The standard treatment is to cut open the affected area to relieve the pressure, but recovery can take months. Now, a team of biomedical engineers, biologists and physicians aims to speed up the process by activating a type of stem cell found in muscle tissue, called satellite cells.
“Satellite cells are essential for repairing muscle,” says Professor Penney Gilbert, one of the researchers on the project. “We need them to wake up, make copies of themselves, fuse and fix the broken muscle fibres to repair the damage.”
Gilbert and her team study the signaling proteins produced by nearby cells that activate satellite cells. They hope that by mimicking these molecules, they can enhance the body’s natural response to trauma.
“We could synthesize all those different proteins and deliver them to the area, but it would be very cumbersome,” says Professor Michael Sefton, lead researcher on the collaboration.
Instead, the team aims for a simpler approach. They want to create an implantable material that incorporates the effect of the signaling proteins into its chemical structure. This more elegant solution would still activate the satellite cells, while ensuring that the response stays localized and lasts throughout recovery. “We want a device, not a drug,” says Sefton.
The project is among 20 collaborations funded through Medicine by Design. Sefton and Gilbert are collaborating with Professor Alison McGuigan as well as a number of medical researchers at Toronto-area hospitals.
“We have expertise along the entire pathway, from the fundamental biology of the satellite cells, to the creation of a bio-active material,” says Sefton. “Everyone is contributing to an integrated whole.”
Healing broken hearts
Professor Hai-Ling Margaret Cheng (left) is one of several investigators at TBEP working with Professor Paul Santerre and others on implantable biomaterials for regrowing small blood vessels in the heart. (Photo: Neil Ta).
After a heart attack, the body’s immune system clears away dead cells and stimulates the remaining tissue to repair itself, but the fix is rarely seamless.
“The repair process leaves scars behind,” says Professor Paul Santerre, one of the principal investigators at TBEP. “After years of running inefficiently because of those scars, gradually the walls of the heart begin to weaken, leading to heart failure.”
Santerre and his team have taken a form of polyurethane — a type of plastic — and chemically formulated new monomer configurations, enabling the material to instigate a repair response by the immune system.
“If you get a splinter in your finger, your body will recognize that as something foreign that needs to be eliminated,” says Santerre. “Our degradable polymers bind to proteins that are signals for the immune system, telling it not to go into an inflammatory state, but rather go into a repair state.”
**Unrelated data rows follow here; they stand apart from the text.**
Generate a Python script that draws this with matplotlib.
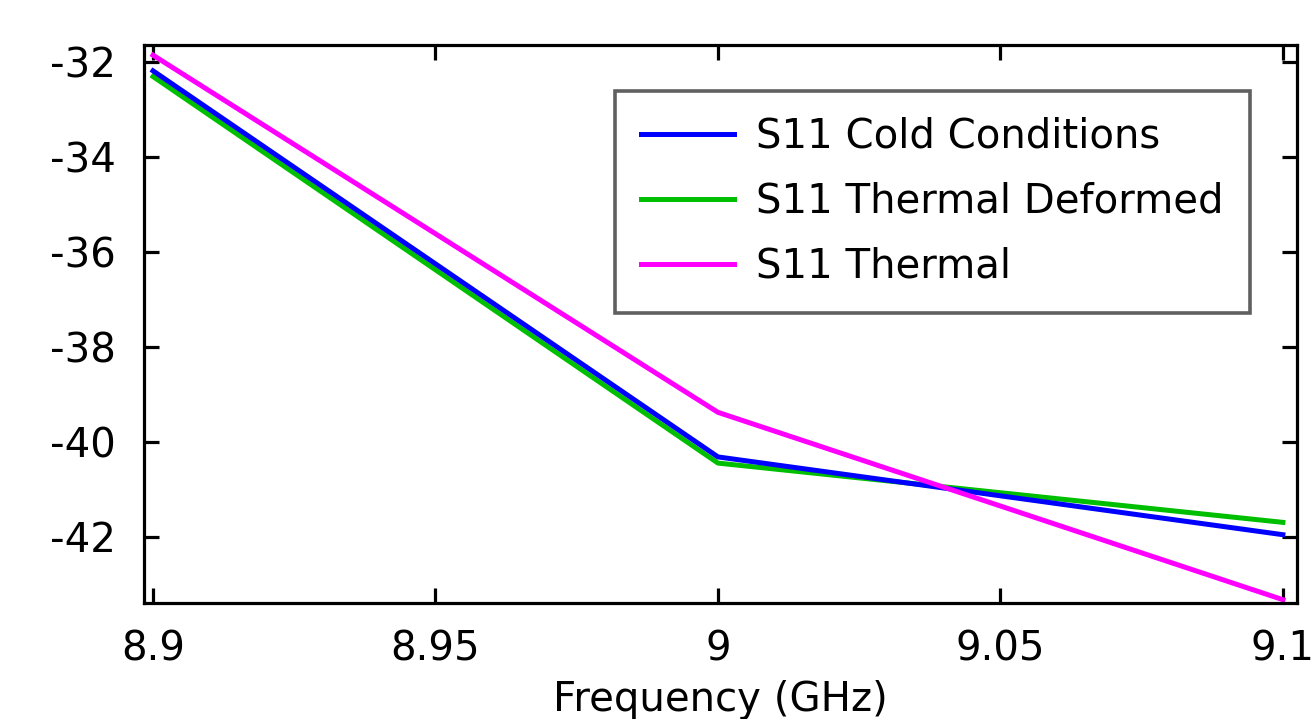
import matplotlib
matplotlib.use('Agg')
from matplotlib import pyplot as plt

freq = [8.9, 9.0, 9.1]
s11_cold = [-32.18, -40.32, -41.96]
s11_deformed = [-32.30, -40.45, -41.70]
s11_thermal = [-31.85, -39.38, -43.33]

xticks = [8.9, 8.95, 9.0, 9.05, 9.1]
xtick_labels = ['8.9', '8.95', '9', '9.05', '9.1']
yticks = [-42, -40, -38, -36, -34, -32]

plt.rcParams['font.family'] = ['DejaVu Sans']
plt.rcParams['axes.unicode_minus'] = False

fig = plt.figure(figsize=(13.15, 7.19), dpi=100)
ax = fig.add_axes([144 / 1315, 1 - 603 / 719, (1297 - 144) / 1315, (603 - 45) / 719])

ax.plot(freq, s11_cold, color='#0000ff', lw=3.6, label='S11 Cold Conditions')
ax.plot(freq, s11_deformed, color='#00bf00', lw=3.6, label='S11 Thermal Deformed', zorder=1.9)
ax.plot(freq, s11_thermal, color='#ff00ff', lw=3.6, label='S11 Thermal')

ax.set_xlim(8.8984, 9.1025)
ax.set_ylim(-43.40, -31.635)
ax.set_xticks(xticks)
ax.set_xticklabels(xtick_labels)
ax.set_yticks(yticks)

for s in ax.spines.values():
    s.set_linewidth(2.3)
ax.tick_params(direction='in', length=11, width=2.3, labelsize=29,
               top=True, right=True)
ax.tick_params(axis='x', pad=19)
ax.tick_params(axis='y', pad=20)

ax.set_xlabel('Frequency (GHz)', fontsize=29, labelpad=8)

leg = ax.legend(loc='upper right', bbox_to_anchor=(0.959, 0.918), borderaxespad=0,
                fontsize=29, handlelength=2.3, handletextpad=0.55,
                labelspacing=0.62, borderpad=0.65, fancybox=False)
leg.get_frame().set_edgecolor('#383838')
leg.get_frame().set_linewidth(2.6)
for h in leg.get_lines():
    h.set_linewidth(3.6)

plt.savefig('out.png', dpi=100)
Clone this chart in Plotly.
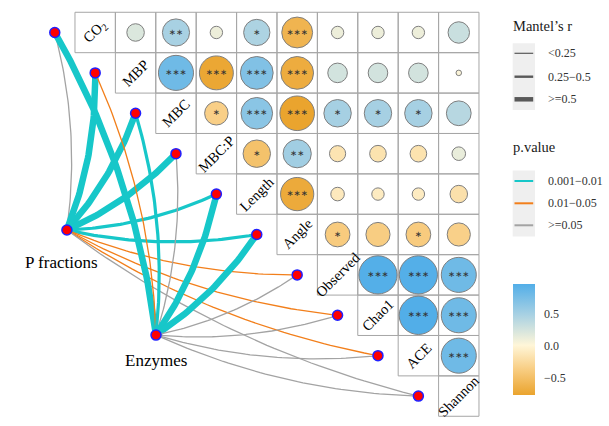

The team recently received funding to develop a cardiac patch that could be used following a heart attack. “The ultimate goal would be to build a construct out of our material, seed it with a patient’s own stem cells in the lab, grow the tissue within a couple of weeks and then insert that as a patch to coach local repair.” The patch could lead to more complete healing, minimizing long-term damage.
Santerre is also collaborating with fellow TBEP members Craig Simmons and Hai-Ling Margaret Cheng on other applications of the material, such as generating replacement heart valves or regrowing small blood vessels in the heart. “To have leading experts in biomechanics, medical imaging and genomics, all within seconds of my office, that’s really going to accelerate this work.”